**DATA**
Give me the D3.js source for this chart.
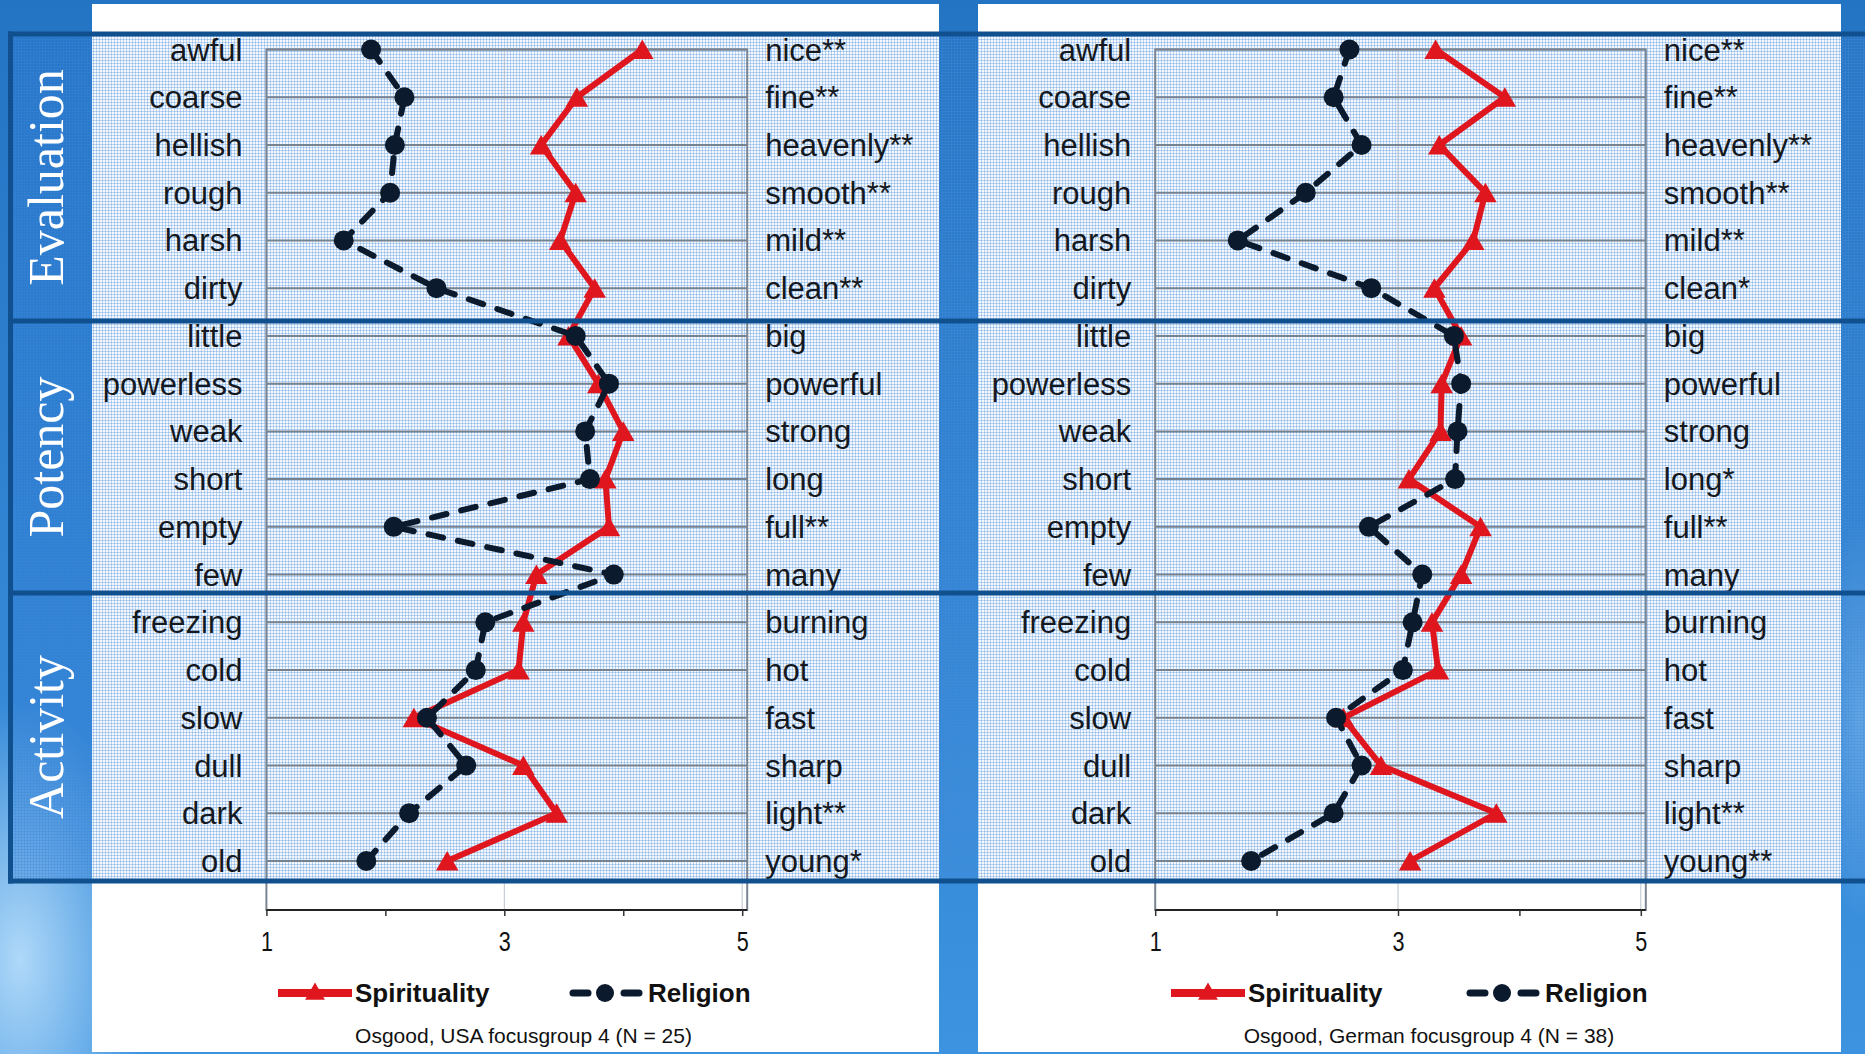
<!DOCTYPE html>
<html><head><meta charset="utf-8">
<script src="https://cdn.jsdelivr.net/npm/d3@7"></script>
<style>html,body{margin:0;padding:0;background:#2a7ccc;overflow:hidden;} svg{display:block;}</style>
</head><body>
<svg id="chart" width="1865" height="1054"></svg>
<script>
// ---------- data ----------
const leftTerms = ["awful","coarse","hellish","rough","harsh","dirty","little","powerless","weak","short","empty","few","freezing","cold","slow","dull","dark","old"];
const rightTermsUSA = ["nice**","fine**","heavenly**","smooth**","mild**","clean**","big","powerful","strong","long","full**","many","burning","hot","fast","sharp","light**","young*"];
const rightTermsGER = ["nice**","fine**","heavenly**","smooth**","mild**","clean*","big","powerful","strong","long*","full**","many","burning","hot","fast","sharp","light**","young**"];
const dimensions = ["Evaluation","Potency","Activity"];
const usaSpirituality = [4.16,3.61,3.31,3.60,3.47,3.76, 3.54,3.79,4.00,3.85,3.88,3.27, 3.16,3.12,2.24,3.16,3.44,2.52];
const usaReligion     = [1.88,2.16,2.08,2.04,1.65,2.43, 3.60,3.88,3.68,3.72,2.07,3.92, 2.84,2.76,2.35,2.68,2.20,1.84];
const gerSpirituality = [3.31,3.88,3.34,3.72,3.62,3.30, 3.52,3.36,3.35,3.09,3.68,3.52, 3.28,3.33,2.55,2.86,3.81,3.10];
const gerReligion     = [2.60,2.47,2.70,2.24,1.68,2.78, 3.46,3.52,3.49,3.47,2.76,3.20, 3.12,3.04,2.49,2.70,2.47,1.79];
const xTicks = [1,2,3,4,5];
const xTickLabels = ["1","","3","","5"];
const seriesNames = ["Spirituality","Religion"];
const captions = ["Osgood, USA focusgroup 4 (N = 25)","Osgood, German focusgroup 4 (N = 38)"];

// ---------- layout ----------
const W = 1865, H = 1054;
const RED = "#e0161e", NAVY = "#0b1a2c", BANDLINE = "#10508f";
const svg = d3.select("#chart");
const defs = svg.append("defs");

const bg = defs.append("linearGradient").attr("id","bg").attr("x1",0).attr("y1",0).attr("x2",0).attr("y2",1);
bg.append("stop").attr("offset","0%").attr("stop-color","#2474c4");
bg.append("stop").attr("offset","100%").attr("stop-color","#3d93e0");
const cloud = defs.append("radialGradient").attr("id","cloud");
cloud.append("stop").attr("offset","0%").attr("stop-color","#b5dcfa").attr("stop-opacity",0.95);
cloud.append("stop").attr("offset","100%").attr("stop-color","#b5dcfa").attr("stop-opacity",0);
const pat = defs.append("pattern").attr("id","grid").attr("width",3).attr("height",3).attr("patternUnits","userSpaceOnUse");
pat.append("rect").attr("width",3).attr("height",3).attr("fill","rgba(70,140,215,0.06)");
pat.append("rect").attr("width",3).attr("height",1).attr("fill","rgba(70,140,215,0.33)");
pat.append("rect").attr("width",1).attr("height",3).attr("fill","rgba(70,140,215,0.33)");

svg.append("rect").attr("width",W).attr("height",H).attr("fill","url(#bg)");
svg.append("ellipse").attr("cx",20).attr("cy",960).attr("rx",130).attr("ry",260).attr("fill","url(#cloud)");
svg.append("ellipse").attr("cx",1860).attr("cy",720).attr("rx",40).attr("ry",200).attr("fill","url(#cloud)").attr("opacity",0.4);

const panels = [
  {px0:92, px1:939, xr:[266.4,742.2], right:rightTermsUSA, spi:usaSpirituality, rel:usaReligion, cap:captions[0], capX:523.5, legS:278, legR:569},
  {px0:978, px1:1841, xr:[1155.2,1640.8], right:rightTermsGER, spi:gerSpirituality, rel:gerReligion, cap:captions[1], capX:1429, legS:1171, legR:1466}
];
panels.forEach(p => svg.append("rect").attr("x",p.px0).attr("y",4).attr("width",p.px1-p.px0).attr("height",1048).attr("fill","#ffffff"));

// band overlay
const bandEdges = [34, 321, 593, 881];
svg.append("rect").attr("x",13).attr("y",bandEdges[0]).attr("width",W-13).attr("height",bandEdges[3]-bandEdges[0]).attr("fill","url(#grid)");
svg.append("rect").attr("x",13).attr("y",bandEdges[0]).attr("width",79).attr("height",bandEdges[3]-bandEdges[0]).attr("fill","rgba(40,120,210,0.25)");

const y = d3.scalePoint().domain(leftTerms).range([49.5, 861]);
const axisY = 910;

panels.forEach((p, pi) => {
  const x = d3.scaleLinear().domain([1,5]).range(p.xr);
  const frameR = p.xr[1] + 5;
  const g = svg.append("g");
  g.selectAll("line.vg").data([3,5]).join("line")
    .attr("x1",d=>x(d)).attr("x2",d=>x(d)).attr("y1",y(leftTerms[0])).attr("y2",axisY)
    .attr("stroke","#b9c2cc").attr("stroke-width",1);
  g.selectAll("line.hg").data(leftTerms).join("line")
    .attr("x1",x(1)).attr("x2",frameR).attr("y1",d=>y(d)).attr("y2",d=>y(d))
    .attr("stroke","#75828f").attr("stroke-width",2);
  g.append("rect").attr("x",x(1)).attr("y",y(leftTerms[0])).attr("width",frameR-x(1)).attr("height",axisY-y(leftTerms[0]))
    .attr("fill","none").attr("stroke","#7a8591").attr("stroke-width",2);
  const ax = d3.axisBottom(x).tickValues(xTicks).tickSize(6).tickFormat((d,i)=>xTickLabels[i]);
  const axg = g.append("g").attr("transform",`translate(0,${axisY})`).call(ax);
  axg.attr("font-size",27).attr("font-family","Liberation Sans, Arial, sans-serif");
  axg.select(".domain").attr("stroke","#222").attr("stroke-width",2).attr("d",`M${x(1)},0H${frameR}`);
  axg.selectAll(".tick line").attr("stroke","#333").attr("stroke-width",1.5);
  axg.selectAll(".tick text").attr("font-size",27).attr("fill","#111").attr("dy",null).attr("y",0)
    .attr("transform","translate(0,41) scale(0.8,1)");

  g.selectAll("text.ll").data(leftTerms).join("text")
    .attr("x",x(1)-24).attr("y",d=>y(d)+11).attr("text-anchor","end")
    .attr("font-family","Liberation Sans, Arial, sans-serif").attr("font-size",31).attr("fill","#141820").text(d=>d);
  g.selectAll("text.rl").data(p.right).join("text")
    .attr("x",p.xr[1]+23).attr("y",(d,i)=>y(leftTerms[i])+11).attr("text-anchor","start")
    .attr("font-family","Liberation Sans, Arial, sans-serif").attr("font-size",31).attr("fill","#141820").text(d=>d);

  const line = d3.line().x(d=>x(d.v)).y(d=>y(d.t));
  const spi = p.spi.map((v,i)=>({v, t:leftTerms[i]}));
  const rel = p.rel.map((v,i)=>({v, t:leftTerms[i]}));
  g.append("path").datum(spi).attr("d",line).attr("fill","none").attr("stroke",RED).attr("stroke-width",6).attr("stroke-linejoin","miter");
  const tri = d3.symbol(d3.symbolTriangle, 220);
  g.selectAll("path.tri").data(spi).join("path").attr("d",tri)
    .attr("transform",d=>`translate(${x(d.v)},${y(d.t)+3})`).attr("fill",RED);
  g.append("path").datum(rel).attr("d",line).attr("fill","none").attr("stroke",NAVY).attr("stroke-width",6)
    .attr("stroke-dasharray","15,15").attr("stroke-linecap","round");
  g.selectAll("circle.rel").data(rel).join("circle").attr("cx",d=>x(d.v)).attr("cy",d=>y(d.t)).attr("r",10).attr("fill",NAVY);

  const ly = 993;
  g.append("line").attr("x1",p.legS).attr("x2",p.legS+74).attr("y1",ly).attr("y2",ly).attr("stroke",RED).attr("stroke-width",8);
  g.append("path").attr("d",d3.symbol(d3.symbolTriangle,170)).attr("transform",`translate(${p.legS+37},${ly+1})`).attr("fill",RED);
  g.append("text").attr("x",p.legS+77).attr("y",ly+9).attr("font-family","Liberation Sans, Arial, sans-serif")
    .attr("font-weight","bold").attr("font-size",26).attr("fill","#111").text(seriesNames[0]);
  g.append("line").attr("x1",p.legR+4).attr("x2",p.legR+19).attr("y1",ly).attr("y2",ly).attr("stroke",NAVY).attr("stroke-width",7).attr("stroke-linecap","round");
  g.append("circle").attr("cx",p.legR+36).attr("cy",ly).attr("r",9).attr("fill",NAVY);
  g.append("line").attr("x1",p.legR+55).attr("x2",p.legR+70).attr("y1",ly).attr("y2",ly).attr("stroke",NAVY).attr("stroke-width",7).attr("stroke-linecap","round");
  g.append("text").attr("x",p.legR+79).attr("y",ly+9).attr("font-family","Liberation Sans, Arial, sans-serif")
    .attr("font-weight","bold").attr("font-size",26).attr("fill","#111").text(seriesNames[1]);
  g.append("text").attr("x",p.capX).attr("y",1043).attr("text-anchor","middle").attr("font-family","Liberation Sans, Arial, sans-serif")
    .attr("font-size",21).attr("fill","#111").text(p.cap);
});

svg.selectAll("line.band").data(bandEdges).join("line")
  .attr("x1",8).attr("x2",W).attr("y1",d=>d).attr("y2",d=>d).attr("stroke",BANDLINE).attr("stroke-width",5);
svg.append("line").attr("x1",10.5).attr("x2",10.5).attr("y1",bandEdges[0]-2.5).attr("y2",bandEdges[3]+2.5).attr("stroke",BANDLINE).attr("stroke-width",5);

svg.selectAll("text.dim").data(dimensions).join("text")
  .attr("transform",(d,i)=>`translate(63,${(bandEdges[i]+bandEdges[i+1])/2}) rotate(-90)`)
  .attr("text-anchor","middle").attr("font-family","Liberation Serif, Times New Roman, serif")
  .attr("font-size",50).attr("fill","#ffffff").text(d=>d);
</script>
</body></html>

**OBJECTIVE**
Gather every line containing the word "chart" and copy it.

**OUTPUT FOR THIS TASK**
Give me the D3.js source for this chart.
<svg id="chart" width="1865" height="1054"></svg>
const svg = d3.select("#chart");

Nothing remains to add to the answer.